The other half were studying sound engineering together at Middle Tennessee State and had just consumed five fishbowls of fluid fun between them up at Lulu's Bait Shack. The Mardi Gras beads hung from their necks, demonstrating the conventional wisdom that a real party requires some shiny plastic crapola.

"I think we need to go to Miami for what we expected," one of them observed.

"Yeah, where are the girls?" another joined in.

They were telling me that downtown Fort Lauderdale was also a bust, when two slender hotties in short skirts breezed by. The guys yelled out their greetings.

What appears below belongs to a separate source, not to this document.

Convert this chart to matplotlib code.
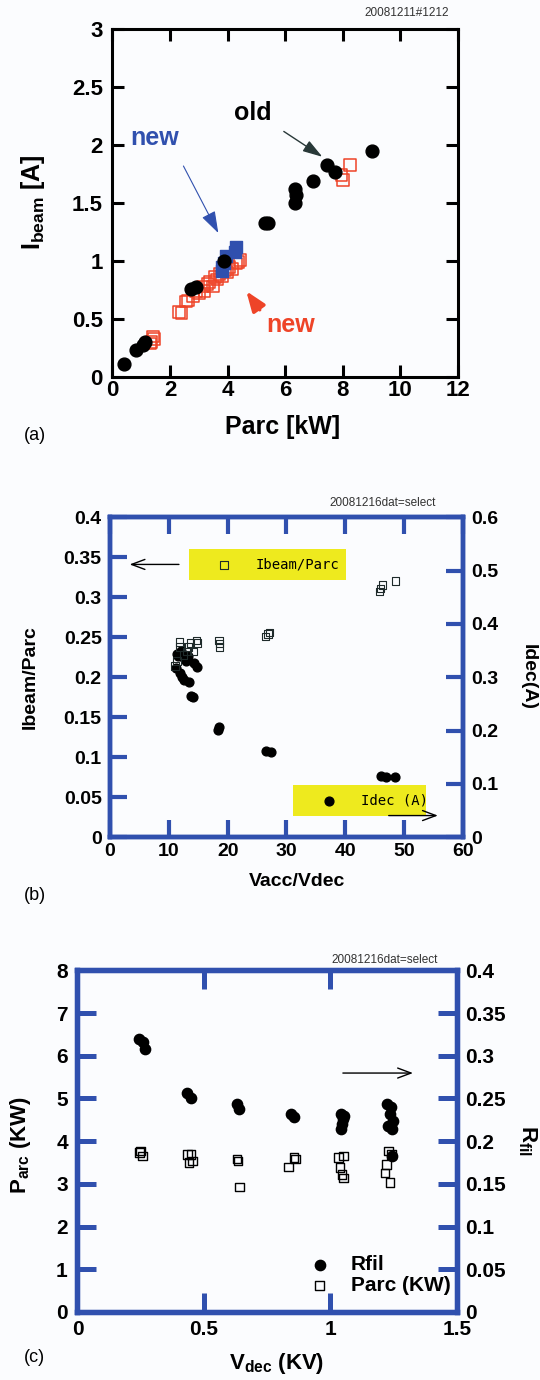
import matplotlib
matplotlib.use('Agg')
import matplotlib.pyplot as plt
from matplotlib.ticker import FormatStrFormatter

plt.rcParams['font.family'] = 'Liberation Sans'
plt.rcParams['font.weight'] = 'bold'
plt.rcParams['axes.labelweight'] = 'bold'
plt.rcParams['mathtext.default'] = 'regular'

# (a) Ibeam vs Parc
old_parc = [0.40, 0.80, 1.05, 1.12, 2.74, 2.91, 3.86, 5.31, 5.40, 6.33, 6.38, 6.33,
            6.97, 7.45, 7.74, 9.02]
old_ibeam = [0.11, 0.23, 0.28, 0.30, 0.76, 0.78, 1.00, 1.33, 1.33, 1.62, 1.57, 1.50,
             1.69, 1.83, 1.77, 1.95]
red_parc = [1.30, 1.35, 1.40, 1.45, 2.30, 2.40, 2.55, 2.62, 2.80, 2.91, 3.00, 3.14,
            3.20, 3.30, 3.37, 3.49, 3.55, 3.62, 3.72, 3.80, 3.90, 4.00, 4.07, 4.15,
            4.30, 4.36, 4.42, 7.95, 8.01, 8.24]
red_ibeam = [0.29, 0.30, 0.35, 0.33, 0.56, 0.55, 0.65, 0.66, 0.70, 0.74, 0.72, 0.78,
             0.74, 0.80, 0.82, 0.78, 0.86, 0.84, 0.89, 0.87, 0.92, 0.90, 0.95, 0.93,
             0.98, 0.99, 1.01, 1.74, 1.70, 1.83]
blue_parc = [3.82, 3.82, 3.86, 3.95, 4.24, 4.30]
blue_ibeam = [0.91, 0.95, 0.98, 1.04, 1.08, 1.12]

# (b) Ibeam/Parc and Idec vs Vacc/Vdec
ratio_vv = [11.1, 11.4, 11.8, 11.9, 12.5, 13.1, 13.35, 13.7, 14.2, 14.7, 14.8, 18.5,
            18.6, 18.6, 26.4, 26.9, 27.1, 45.8, 46.0, 46.3, 48.5]
ibeam_parc = [0.214, 0.220, 0.244, 0.238, 0.228, 0.232, 0.238, 0.243, 0.232, 0.246,
              0.243, 0.246, 0.242, 0.238, 0.251, 0.254, 0.256, 0.307, 0.311, 0.315, 0.320]
dec_vv = [11.2, 11.4, 11.6, 11.9, 12.0, 12.3, 12.5, 12.6, 13.0, 13.2, 13.5, 13.8,
          14.05, 14.2, 14.8, 18.4, 18.6, 26.5, 27.35, 46.0, 46.9, 48.5]
idec = [0.318, 0.344, 0.339, 0.3075, 0.350, 0.300, 0.295, 0.336, 0.330, 0.340, 0.292,
        0.265, 0.2625, 0.326, 0.320, 0.201, 0.2075, 0.162, 0.159, 0.114, 0.1125, 0.1125]

# (c) Rfil and Parc vs Vdec
rfil_vdec = [0.244, 0.258, 0.265, 0.434, 0.448, 0.631, 0.638, 0.842, 0.855, 1.040,
             1.050, 1.045, 1.040, 1.052, 1.225, 1.240, 1.235, 1.248, 1.228, 1.245, 1.242]
rfil = [0.320, 0.316, 0.308, 0.257, 0.251, 0.244, 0.238, 0.232, 0.228, 0.232, 0.226,
        0.220, 0.214, 0.229, 0.244, 0.240, 0.232, 0.224, 0.218, 0.214, 0.183]
parc_vdec = [0.244, 0.258, 0.250, 0.434, 0.455, 0.441, 0.448, 0.631, 0.635, 0.641,
             0.835, 0.855, 0.862, 1.032, 1.052, 1.038, 1.052, 1.045, 1.229, 1.222,
             1.215, 1.235, 1.242]
parc = [3.73, 3.65, 3.77, 3.69, 3.54, 3.50, 3.69, 3.58, 3.54, 2.93, 3.40, 3.62, 3.58,
        3.62, 3.65, 3.38, 3.14, 3.22, 3.77, 3.46, 3.26, 3.03, 3.69]

BLUE = '#3050ae'
RED = '#ee4428'
YELLOW = '#eeea1e'
BG = '#fbfcfe'

fig = plt.figure(figsize=(5.4, 13.8), dpi=100, facecolor=BG)
fmt = FormatStrFormatter('%g')

# ---------------- (a) ----------------
ax_a = fig.add_axes([0.2083, 0.7268, 0.6398, 0.2522])
ax_a.set_facecolor(BG)
ax_a.scatter(red_parc, red_ibeam, s=70, marker='s', facecolor='none',
             edgecolor=RED, linewidth=1.1, zorder=3)
ax_a.scatter(blue_parc, blue_ibeam, s=75, marker='s', color=BLUE, zorder=4)
ax_a.scatter(old_parc, old_ibeam, s=85, color='black', zorder=5)
ax_a.set_xlim(0, 12)
ax_a.set_ylim(0, 3)
ax_a.set_xticks(range(0, 13, 2))
ax_a.set_yticks([0, 0.5, 1, 1.5, 2, 2.5, 3])
ax_a.xaxis.set_major_formatter(fmt)
ax_a.yaxis.set_major_formatter(fmt)
ax_a.tick_params(direction='in', length=8.5, width=2.2, top=True, right=True,
                 labelsize=16)
ax_a.tick_params(axis='x', pad=2)
ax_a.tick_params(axis='y', pad=7)
for s in ax_a.spines.values():
    s.set_linewidth(2.2)
ax_a.set_xlabel('Parc [kW]', fontsize=18, va='center')
ax_a.xaxis.set_label_coords(0.493, -0.143)
ax_a.set_ylabel('I$_{beam}$ [A]', fontsize=18, va='center')
ax_a.yaxis.set_label_coords(-0.230, 0.504)

ax_a.text(4.87, 2.28, 'old', ha='center', va='center', fontsize=18)
ax_a.annotate('', xy=(7.37, 1.885), xytext=(5.87, 2.13),
              arrowprops=dict(arrowstyle='-|>,head_length=0.8,head_width=0.25',
                              color='#283838', lw=1, mutation_scale=15))
ax_a.text(1.46, 2.06, 'new', ha='center', va='center', fontsize=18, color=BLUE)
ax_a.annotate('', xy=(3.72, 1.22), xytext=(2.42, 1.84),
              arrowprops=dict(arrowstyle='-|>,head_length=0.9,head_width=0.3',
                              color=BLUE, lw=0.8, mutation_scale=15))
ax_a.text(6.18, 0.45, 'new', ha='center', va='center', fontsize=18, color=RED)
ax_a.annotate('', xy=(4.59, 0.76), xytext=(5.17, 0.56),
              arrowprops=dict(arrowstyle='-|>,head_length=0.8,head_width=0.3',
                              color=RED, lw=2.5, mutation_scale=15))
fig.text(406.7 / 540, 1 - 13.3 / 1380, '20081211#1212', fontsize=8.5,
         weight='normal', ha='center', va='center', color='#333333')
fig.text(35 / 540, 1 - 435 / 1380, '(a)', fontsize=13, weight='normal',
         ha='center', va='center')

# ---------------- (b) ----------------
ax_b = fig.add_axes([0.2037, 0.3933, 0.6537, 0.2319])
ax_b2 = ax_b.twinx()
ax_b.set_zorder(ax_b2.get_zorder() + 1)
ax_b.patch.set_visible(False)
ax_b2.set_facecolor(BG)
h_dec = ax_b2.scatter(dec_vv, idec, s=40, color='black')
h_ratio = ax_b.scatter(ratio_vv, ibeam_parc, s=30, marker='s', facecolor='none',
                       edgecolor='#1e2a2a', linewidth=0.8)
ax_b.set_xlim(0, 60)
ax_b.set_ylim(0, 0.4)
ax_b2.set_ylim(0, 0.6)
ax_b.set_xticks(range(0, 61, 10))
ax_b.set_yticks([i * 0.05 for i in range(9)])
ax_b2.set_yticks([i * 0.1 for i in range(7)])
for f_ax in (ax_b.xaxis, ax_b.yaxis, ax_b2.yaxis):
    f_ax.set_major_formatter(fmt)
ax_b.tick_params(direction='in', length=12, width=3, color=BLUE, labelsize=14,
                 top=True)
ax_b.tick_params(axis='x', pad=4)
ax_b.tick_params(axis='y', pad=6)
ax_b2.tick_params(direction='in', length=12, width=3, color=BLUE, labelsize=14,
                  pad=6)
for a in (ax_b, ax_b2):
    for s in a.spines.values():
        s.set_color(BLUE)
        s.set_linewidth(3.2)
ax_b.set_xlabel('Vacc/Vdec', fontsize=14, va='center')
ax_b.xaxis.set_label_coords(0.529, -0.139)
ax_b.set_ylabel('Ibeam/Parc', fontsize=14, va='center')
ax_b.yaxis.set_label_coords(-0.2245, 0.502)
ax_b2.set_ylabel('Idec(A)', fontsize=14, rotation=270, va='center')
ax_b2.yaxis.set_label_coords(1.185, 0.5)

leg_style = dict(loc='center', mode='expand', facecolor=YELLOW, edgecolor='none',
                 framealpha=1, fancybox=False, borderpad=0.6, handlelength=3.9,
                 handletextpad=0.35, borderaxespad=0,
                 prop={'family': 'DejaVu Sans Mono', 'weight': 'normal', 'size': 10})
leg1 = ax_b.legend([h_ratio], ['Ibeam/Parc'], bbox_to_anchor=(0.2225, 0.8526, 0.447, 0),
                   **leg_style)
ax_b.add_artist(leg1)
ax_b.legend([h_dec], ['Idec (A)'], bbox_to_anchor=(0.519, 0.1156, 0.376, 0),
            **leg_style)
ax_b.annotate('', xy=(2.86, 0.341), xytext=(12.19, 0.341), zorder=6,
              arrowprops=dict(arrowstyle='->,head_length=0.8,head_width=0.3',
                              color='black', lw=1, mutation_scale=12))
ax_b.annotate('', xy=(56.2, 0.0271), xytext=(46.9, 0.0271), zorder=6,
              arrowprops=dict(arrowstyle='->,head_length=0.8,head_width=0.3',
                              color='black', lw=1, mutation_scale=12))
fig.text(382.4 / 540, 1 - 503.3 / 1380, '20081216dat=select', fontsize=8.5,
         weight='normal', ha='center', va='center', color='#333333')
fig.text(34.5 / 540, 1 - 895 / 1380, '(b)', fontsize=13, weight='normal',
         ha='center', va='center')

# ---------------- (c) ----------------
ax_c = fig.add_axes([0.1435, 0.0493, 0.7028, 0.2475])
ax_c.set_facecolor(BG)
ax_c2 = ax_c.twinx()
h_parc = ax_c.scatter(parc_vdec, parc, s=38, marker='s', facecolor='none',
                      edgecolor='black', linewidth=1)
h_rfil = ax_c2.scatter(rfil_vdec, rfil, s=55, color='black')
ax_c.set_xlim(0, 1.5)
ax_c.set_ylim(0, 8)
ax_c2.set_ylim(0, 0.4)
ax_c.set_xticks([0, 0.5, 1, 1.5])
ax_c.set_yticks(range(0, 9))
ax_c2.set_yticks([i * 0.05 for i in range(9)])
for f_ax in (ax_c.xaxis, ax_c.yaxis, ax_c2.yaxis):
    f_ax.set_major_formatter(fmt)
ax_c.tick_params(direction='in', length=13.5, width=3.6, color=BLUE, labelsize=15,
                 top=True)
ax_c.tick_params(axis='x', pad=6)
ax_c.tick_params(axis='y', pad=7)
ax_c2.tick_params(direction='in', length=13.5, width=3.6, color=BLUE, labelsize=15,
                  pad=6)
for a in (ax_c, ax_c2):
    for s in a.spines.values():
        s.set_color(BLUE)
        s.set_linewidth(3.8)
ax_c.set_xlabel('V$_{dec}$ (KV)', fontsize=16, va='top')
ax_c.xaxis.set_label_coords(0.525, -0.114)
ax_c.set_ylabel('P$_{arc}$ (KW)', fontsize=16, va='center')
ax_c.yaxis.set_label_coords(-0.149, 0.489)
ax_c2.set_ylabel('R$_{fil}$', fontsize=16, rotation=270, va='center')
ax_c2.yaxis.set_label_coords(1.1855, 0.501)
ax_c2.legend([h_rfil, h_parc], ['Rfil', 'Parc (KW)'], loc='center left',
             bbox_to_anchor=(0.6106, 0.108), frameon=False, handlelength=1.0,
             handletextpad=1.0, borderpad=0, labelspacing=0.1, borderaxespad=0,
             prop={'size': 15, 'weight': 'bold'})
ax_c2.annotate('', xy=(1.337, 0.2798), xytext=(1.038, 0.2798),
               arrowprops=dict(arrowstyle='->,head_length=0.8,head_width=0.3',
                               color='black', lw=1, mutation_scale=12))
fig.text(384.9 / 540, 1 - 960.3 / 1380, '20081216dat=select', fontsize=8.5,
         weight='normal', ha='center', va='center', color='#333333')
fig.text(34.5 / 540, 1 - 1358 / 1380, '(c)', fontsize=13, weight='normal',
         ha='center', va='center')

fig.savefig('out.png', dpi=100, facecolor=BG)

"Hey, come back!" I yelled after the girls, trying to be a good South Florida hostess. Then I reconsidered. "Oh, that won't help," I said, realizing what I'd just done, "unless they're lesbians."

Seeing that I was trying to be helpful, a couple of the guys asked if I knew where to get novelty IDs.

"Generally, at college," I laughed. "How'd you get into Lulu's?"

"They [their buddies] distract them, and we sneak in," the one in the Iowa shirt said.

"And once you're in, you're golden!" his Michigan buddy added.

Since I couldn't be any help, the guys moved on. But a kid with blond dreadlocks, Grateful Dead T-shirt, and rope sandals stood quietly by and so did the serious looking guy in the buttoned down shirt and khakis.

Dreadhead introduced himself as 19-year-old Evan, who was down for the Langerado music festival a week early. Too young to get into the bars, he was just hanging out on the street hoping to hook up with people.

That was the cue for Mike, a 24-year-old psych student at Florida Gulf Coast, to tell his story — he'd come here after having a falling out with his North Miami folks earlier in the day.

"I was like, 'Fuck this, I'm getting a hotel on the beach in Fort Lauderdale,'" he said, apparently becalmed after his family set-to. "I'm surprised there aren't more people out. I thought for sure I'd get a hotel on the beach and there'd be all sorts of people. I guess I'll just go back to my room and smoke a bowl... you wanna smoke a bowl?"

Why say no when it's so much easier to say yes?

You wanna know where the boys are? They're chillin' at the Holiday Inn.